You’ve heard this before and in order to maintain sanity, I’d suggest pasting it to your monitor: Don’t expect overnight success. If you’ve just started blogging for your business, chances are the domain for your blog is brand new. Search algorithms like Google’s often value older domains with a reputation, so it’s a good rule of thumb to allow around six months to really start gaining traction from search engines.

While Matt Cutts, head of webspam at Google, has done his best in the past to minimize the importance of domain age, even he admits that “as long as the domain has been around for a few months, you should be able to show up in search results."

So if you’re new to blogging, give it time.

One of the common personality flaws of bloggers is impatience. The world needs to see your post, right? After all, you view yourself as a thought leader with years of experience in the industry. Why shouldn’t you expect an influx of visitors immediately after hitting publish?

Well... because it doesn’t work that way. According to Google, crawling and indexing your site pages – of which your blog posts are considered – can “take some time and rely on many factors.”

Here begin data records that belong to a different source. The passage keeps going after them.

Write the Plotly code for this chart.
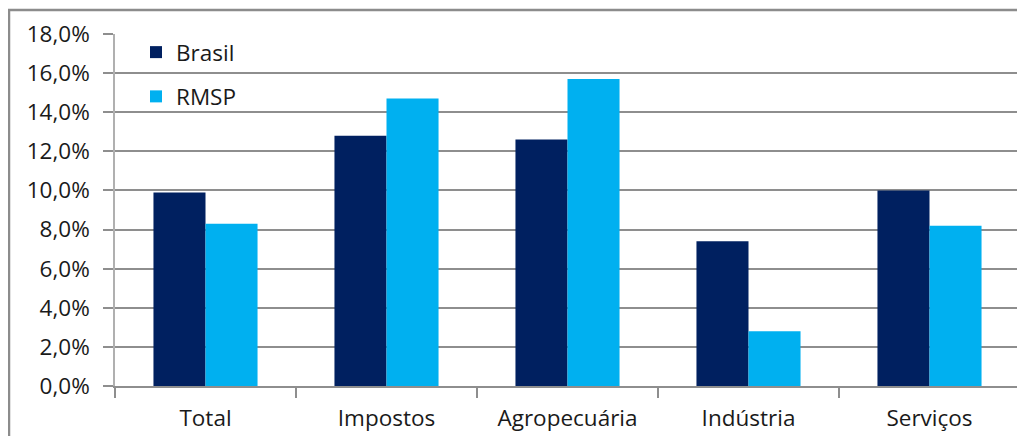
import plotly.graph_objects as go

categories = ["Total", "Impostos", "Agropecuária", "Indústria", "Serviços"]
brasil = [9.9, 12.8, 12.6, 7.4, 10.0]
rmsp = [8.3, 14.7, 15.7, 2.8, 8.2]
series_names = ["Brasil", "RMSP"]
y_ticks = [0, 2, 4, 6, 8, 10, 12, 14, 16, 18]

# page offset (body margin) = 8px
OFF = 8
L, R, T, B = 115 - OFF, 5, 34 - OFF, 50
pw, ph = 905, 352
W, H = L + pw + R, T + ph + B


def px_x(px):
    return (px - OFF - L) / pw


def px_y(py):
    return (T + ph - (py - OFF)) / ph


fig = go.Figure()
fig.add_trace(go.Bar(x=categories, y=[v / 100 for v in brasil], name=series_names[0],
                     marker=dict(color="#002060", line=dict(width=0)), legendgroup="a"))
fig.add_trace(go.Bar(x=categories, y=[v / 100 for v in rmsp], name=series_names[1],
                     marker=dict(color="#00B0F0", line=dict(width=0)), legendgroup="b"))

grid = "#8e8e8e"
fig.update_layout(
    width=W, height=H,
    margin=dict(l=L, r=R, t=T, b=B, autoexpand=False),
    paper_bgcolor="white", plot_bgcolor="white",
    separators=",.",
    barmode="group", bargap=0.425, bargroupgap=0,
    font=dict(family="Open Sans", size=22.5, color="#1a1a1a"),
    showlegend=True,
    legend=dict(x=px_x(136), y=px_y(31), xanchor="left", yanchor="top",
                bgcolor="rgba(0,0,0,0)", tracegroupgap=12, traceorder="grouped",
                font=dict(size=22.5)),
    xaxis=dict(type="category", showline=True, linecolor=grid, linewidth=1.5,
               ticks="outside", ticklen=10, tickcolor=grid, tickwidth=1.5,
               tickson="boundaries", showgrid=False, ticklabelstandoff=11),
    yaxis=dict(range=[0, 0.18], tickvals=[v / 100 for v in y_ticks], tickformat=".1%",
               showgrid=True, gridcolor=grid, gridwidth=1.5, zeroline=False,
               showline=True, linecolor="#b0b0b0", linewidth=1.5,
               ticks="outside", ticklen=10, tickcolor=grid, tickwidth=1.5,
               ticklabelstandoff=9),
    shapes=[
        dict(type="line", xref="paper", yref="paper",
             x0=px_x(8), x1=px_x(1040), y0=px_y(10), y1=px_y(10),
             line=dict(color="#8c8c8c", width=2.5)),
        dict(type="line", xref="paper", yref="paper",
             x0=px_x(9), x1=px_x(9), y0=px_y(10), y1=px_y(480),
             line=dict(color="#8c8c8c", width=2.5)),
    ],
)

fig.write_html("out.html")
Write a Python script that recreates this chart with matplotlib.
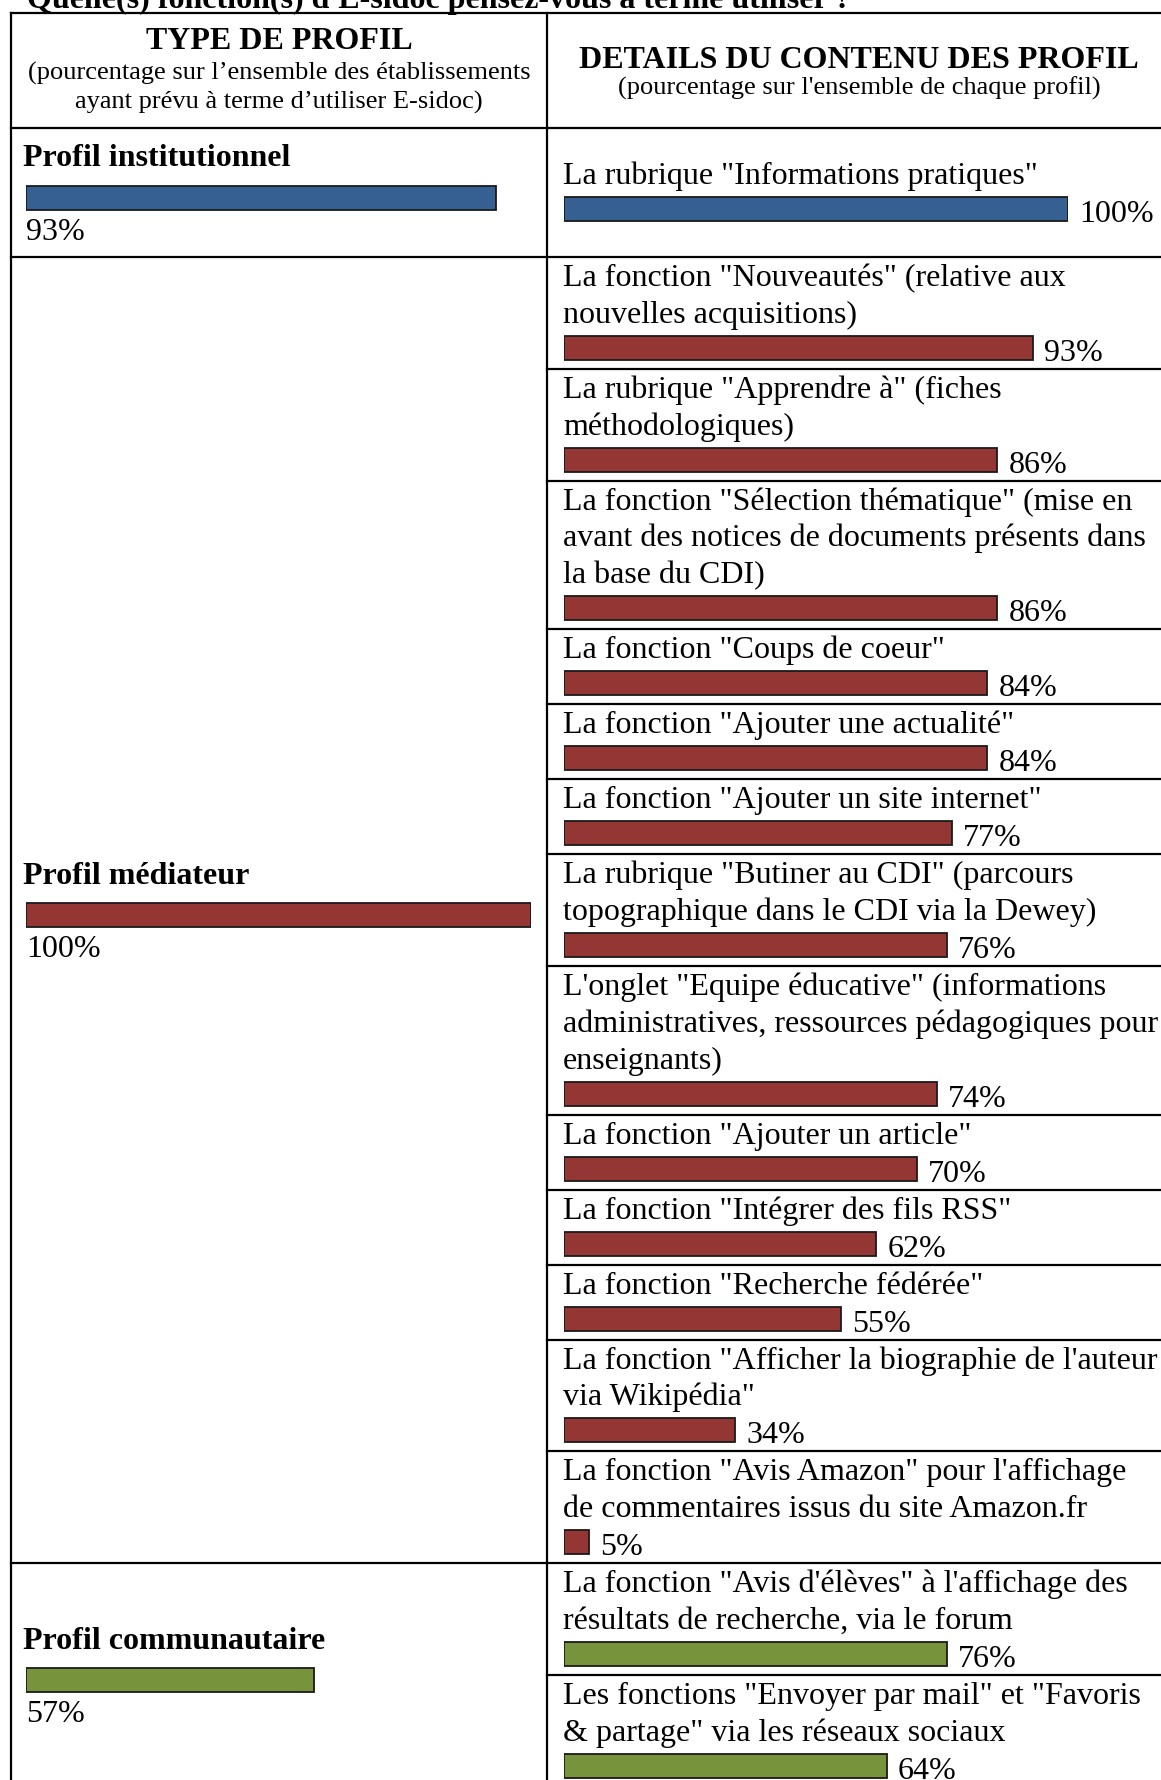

Each individual blog post is a new page to be indexed by Google. This is both a blessing and a curse for bloggers. A blessing in that it greatly increases your probability for getting found over time, and a curse because you’re frantically refreshing the first page of search results waiting for your article to own the internet.

The Six Month Rule

Often times, personal trainers tell their clients to weigh-in on a weekly basis rather than every day, as doing so is deflating to the overall cause.

The same could be said for blogging. Don’t worry about traffic at the outset. In fact, don’t even bother fretting over waterfall graphs for a while. Focus on creating valuable content consistently, and if you’ve done your homework and have a clear understanding of your audience, trust that they’ll find you.

As traction from the search engines picks around the six month mark, you’ll begin noticing that your older posts are contributing significantly to your overall traffic. It’s around this time you’ll start seeing incremental spikes in traffic, blog subscribers, and most importantly, blogging morale.